Nayu here! Cate's post will be up in a few lines from now (which technically is down, not up!) As part of the blog tour for Splintered Light Cate speaks about how girls are viewed, which is a necessary topic seeing as Splintered Light features a girl (although not as much as I'd hoped...) Thanks Cate for writing such a good read (even with the less than ideal Leah page time) & for stopping by on your blog tour to NRC! 

Here's Cate!

I am writing this by way of a Mea Culpa. I realise I have sinned. It all started this week, when I saw a news article reporting that the actress Daisy Lewis, of Downton Abbey, had told journalists that she did not want to be described as ‘feisty’ because the word was patronising towards women.
 
‘Have you ever heard a male character on screen described as feisty? I think not,’ she is reported to have said in an interview with the Daily Mail.
 
Hmm, I thought grimly, she’s right. Grimly, because I remember clearly writing a blog post called ‘Top Ten Gritty Girls’ last year. I knew at the time that something didn’t sit right with the title, but I couldn’t quite put my finger on it.
 
Carnaby, my first Young Adult crime novel, published last year, has a teenage girl at its heart. She’s a strong person facing terrible difficulty. Splintered Light, which came out in August, is the interwoven story of three teenagers: a strong girl, a strong boy, and a much weaker boy. We need descriptive words, but they are dangerous ground, and we must walk it carefully.
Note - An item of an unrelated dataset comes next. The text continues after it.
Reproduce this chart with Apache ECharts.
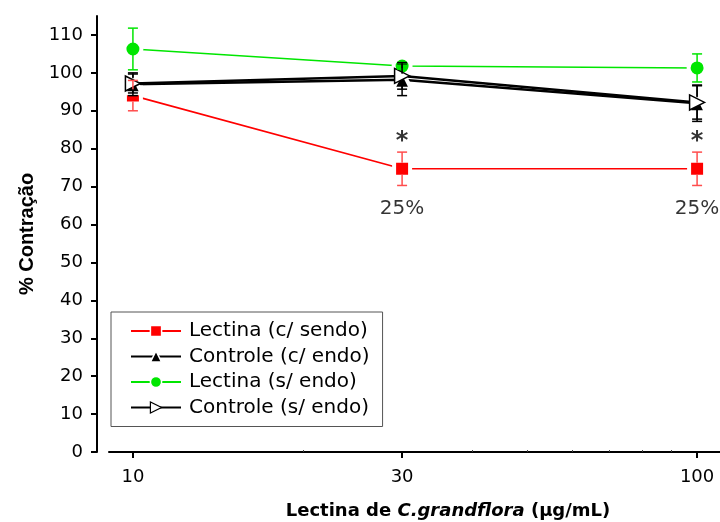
<!DOCTYPE html>
<html>
<head>
<meta charset="utf-8">
<script src="https://cdn.jsdelivr.net/npm/echarts@6/dist/echarts.min.js"></script>
<style>
  html, body { margin: 0; padding: 0; background: #fff; }
  #chart { width: 720px; height: 522px; }
</style>
</head>
<body>
<div id="chart"></div>
<script>
// Lectin concentration (µg/mL) on a log axis
const doses = [10, 30, 100];
const xTickLabels = [10, 30, 100];
const xMinorTicks = [20, 40, 50, 60, 70, 80, 90];
const yTickLabels = [0, 10, 20, 30, 40, 50, 60, 70, 80, 90, 100, 110];

// % contraction, mean and error
const lectinaComEndo = [94.0, 74.7, 74.7];
const lectinaComEndoErr = [4.0, 4.4, 4.4];
const controleComEndo = [97.0, 98.2, 92.0];
const controleComEndoErr = [3.0, 4.2, 4.8];
const lectinaSemEndo = [106.3, 101.8, 101.3];
const lectinaSemEndoErr = [5.5, 0.8, 3.7];
const controleSemEndo = [97.2, 99.2, 92.2];
const controleSemEndoErr = [2.5, 3.5, 4.4];

// significance marks over the lectin (c/ endo) points
const marked = [30, 100];
const starLevel = [81.8, 81.8];
const reductionLevel = [64.2, 64.2];
const reductionText = ['25%', '25%'];

const names = ['Lectina (c/ sendo)', 'Controle (c/ endo)', 'Lectina (s/ endo)', 'Controle (s/ endo)'];
const RED = '#ff0000', GREEN = '#00e600', BLACK = '#000000';

function pairs(ys) { return doses.map((d, i) => [d, ys[i]]); }

// vertical error bars with caps; the part hidden behind the marker is skipped
function errorBars(ys, errs, color) {
  return {
    type: 'custom',
    silent: true,
    z: 5,
    data: doses.map((d, i) => [d, ys[i], ys[i] - errs[i], ys[i] + errs[i]]),
    encode: { x: 0, y: [2, 3] },
    renderItem(params, api) {
      const x = api.value(0);
      const mid = api.coord([x, api.value(1)]);
      const lo = api.coord([x, api.value(2)]);
      const hi = api.coord([x, api.value(3)]);
      const w = 5, gap = 6;
      const style = { stroke: color, lineWidth: 1.5 };
      const kids = [
        { type: 'line', shape: { x1: hi[0] - w, y1: hi[1], x2: hi[0] + w, y2: hi[1] }, style },
        { type: 'line', shape: { x1: lo[0] - w, y1: lo[1], x2: lo[0] + w, y2: lo[1] }, style }
      ];
      if (mid[1] - hi[1] > gap) kids.push({ type: 'line', shape: { x1: hi[0], y1: hi[1], x2: hi[0], y2: mid[1] - gap }, style });
      if (lo[1] - mid[1] > gap) kids.push({ type: 'line', shape: { x1: lo[0], y1: mid[1] + gap, x2: lo[0], y2: lo[1] }, style });
      return { type: 'group', children: kids };
    }
  };
}

function lineSeries(name, ys, color, symbol, size, width, extra) {
  return Object.assign({
    type: 'line',
    name,
    data: pairs(ys),
    symbol,
    symbolSize: size,
    showAllSymbol: true,
    z: 3,
    lineStyle: { color, width },
    itemStyle: { color, borderColor: '#fff', borderWidth: 4 },
    emphasis: { disabled: true },
    animation: false
  }, extra || {});
}

function textMarks(levels, fmt, font) {
  return {
    type: 'scatter',
    silent: true,
    symbolSize: 1,
    itemStyle: { color: 'rgba(0,0,0,0)' },
    z: 6,
    data: marked.map((d, i) => [d, levels[i]]),
    label: Object.assign({ show: true, position: 'inside', formatter: fmt, color: '#000' }, font)
  };
}

const chart = echarts.init(document.getElementById('chart'), null, { renderer: 'canvas' });

chart.setOption({
  backgroundColor: '#fff',
  animation: false,
  grid: { left: 109, right: 0, top: 16, bottom: 70, containLabel: false, outerBoundsMode: 'none' },
  xAxis: [{
    type: 'log',
    logBase: 10,
    min: 9.07,
    max: 109.8,
    name: '{b|Lectina de }{i|C.grandflora}{b| (µg/mL)}',
    nameLocation: 'middle',
    nameGap: 50,
    nameTextStyle: {
      padding: [0, 0, 0, 67],
      rich: {
        b: { fontFamily: 'DejaVu Sans', fontWeight: 'bold', fontSize: 18, color: '#000' },
        i: { fontFamily: 'DejaVu Sans', fontWeight: 'bold', fontStyle: 'italic', fontSize: 18, color: '#000' }
      }
    },
    axisLine: { onZero: false, lineStyle: { color: '#000', width: 2 } },
    axisTick: { show: true, length: 6, lineStyle: { color: '#000', width: 2 }, customValues: xTickLabels },
    axisLabel: { customValues: xTickLabels, margin: 16, fontFamily: 'DejaVu Sans', fontSize: 18, color: '#000' },
    splitLine: { show: false },
    minorTick: { show: false }
  }, {
    type: 'log',
    logBase: 10,
    min: 9.07,
    max: 109.8,
    position: 'bottom',
    axisLine: { show: false },
    axisTick: { show: true, inside: true, length: 2, lineStyle: { color: '#444', width: 1 }, customValues: xMinorTicks },
    axisLabel: { show: false },
    splitLine: { show: false }
  }],
  yAxis: {
    type: 'value',
    min: 0,
    max: 115,
    interval: 10,
    offset: 12,
    name: '% Contração',
    nameLocation: 'middle',
    nameRotate: 90,
    nameGap: 60,
    nameTextStyle: { fontFamily: 'Liberation Sans', fontWeight: 'bold', fontSize: 20, color: '#000' },
    axisLine: { show: true, lineStyle: { color: '#000', width: 2 } },
    axisTick: { show: true, length: 6, lineStyle: { color: '#000', width: 2 }, customValues: yTickLabels },
    axisLabel: { customValues: yTickLabels, margin: 14, fontFamily: 'DejaVu Sans', fontSize: 18, color: '#000' },
    splitLine: { show: false }
  },
  legend: {
    orient: 'vertical',
    left: 111,
    top: 312,
    data: names.map((n, i) => ({
      name: n,
      itemStyle: i === 3 ? { borderWidth: 1.2 } : { borderWidth: 1.5 }
    })),
    itemWidth: 50,
    itemHeight: 14,
    itemGap: 3.5,
    padding: [8, 13, 8, 19],
    borderColor: '#555',
    borderWidth: 1,
    selectedMode: false,
    textStyle: { fontFamily: 'DejaVu Sans', fontSize: 20, lineHeight: 22, color: '#000', padding: [0, 0, 0, 3] }
  },
  series: [
    lineSeries(names[0], lectinaComEndo, RED, 'rect', 16, 1.6),
    lineSeries(names[1], controleComEndo, BLACK, 'triangle', 18, 2.5),
    lineSeries(names[2], lectinaSemEndo, GREEN, 'circle', 17, 1.6),
    lineSeries(names[3], controleSemEndo, BLACK, 'triangle', 15, 2.5, {
      symbolRotate: -90,
      itemStyle: { color: '#fff', borderColor: BLACK, borderWidth: 1.5 }
    }),
    errorBars(lectinaComEndo, lectinaComEndoErr, '#ff4d4d'),
    errorBars(controleComEndo, controleComEndoErr, BLACK),
    errorBars(lectinaSemEndo, lectinaSemEndoErr, GREEN),
    errorBars(controleSemEndo, controleSemEndoErr, BLACK),
    textMarks(starLevel, '*', { fontFamily: 'DejaVu Sans', fontWeight: 'bold', fontSize: 24 }),
    textMarks(reductionLevel, p => reductionText[p.dataIndex], { fontFamily: 'DejaVu Sans', fontSize: 20 })
  ]
});
</script>
</body>
</html>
‘Gritty’ isn’t as gender specific as ‘feisty’, which is a word almost always attached to the female of the species, whereas ‘gritty’ isn’t much attached to either. But the principle remains the same, and what Daisy Lewis said reminded me of something that I witnessed in the USA some years ago. There were a group of us, mature students, sitting chatting – we would like to have thought of ourselves as liberal and enlightened, I think, as a group. Not one of us would have voted UKIP, if there had been a Michigan chapter. I can’t remember the context, but I do remember the phrase ‘white trash’ passing someone’s lips. And none of us will forget our one black colleague standing abruptly and leaving in silent fury. For some time we sat open-mouthed, gaping in incomprehension, until someone figured it out. To talk about ‘white trash’ is to assume that trash is usually black. The qualifier tells the story. (Of course, using the word ‘trash’ to describe anyone of any race or gender is a whole other issue.)

To put the word ‘feisty’ before the word ‘woman’ suggests that a woman is not usually argumentative and ready to stand up for herself. To put the word ‘gritty’ in front of ‘girl’ suggests that the term ‘girl’ needs a little toughening up. Many of us who write for young women want to write stories which allow young women to be what they naturally are, to escape stereotypes. Yet when we write ‘strong women’ clearly there is a danger of perpetuating stereotypes even as we try to destroy them. By saying, look at this unusually fierce girl, we may be silently saying, ‘she’s not like other girls, who are so quiet.’

I have been living abroad for thirteen years. Coming back to live in Britain, I find myself surrounded by coded and not-so coded messages about gender in popular culture. These messages can be as toxic as the coded messages we all encounter about race. We need to learn to listen, to understand exactly what it is that we are hearing, and to question our own words.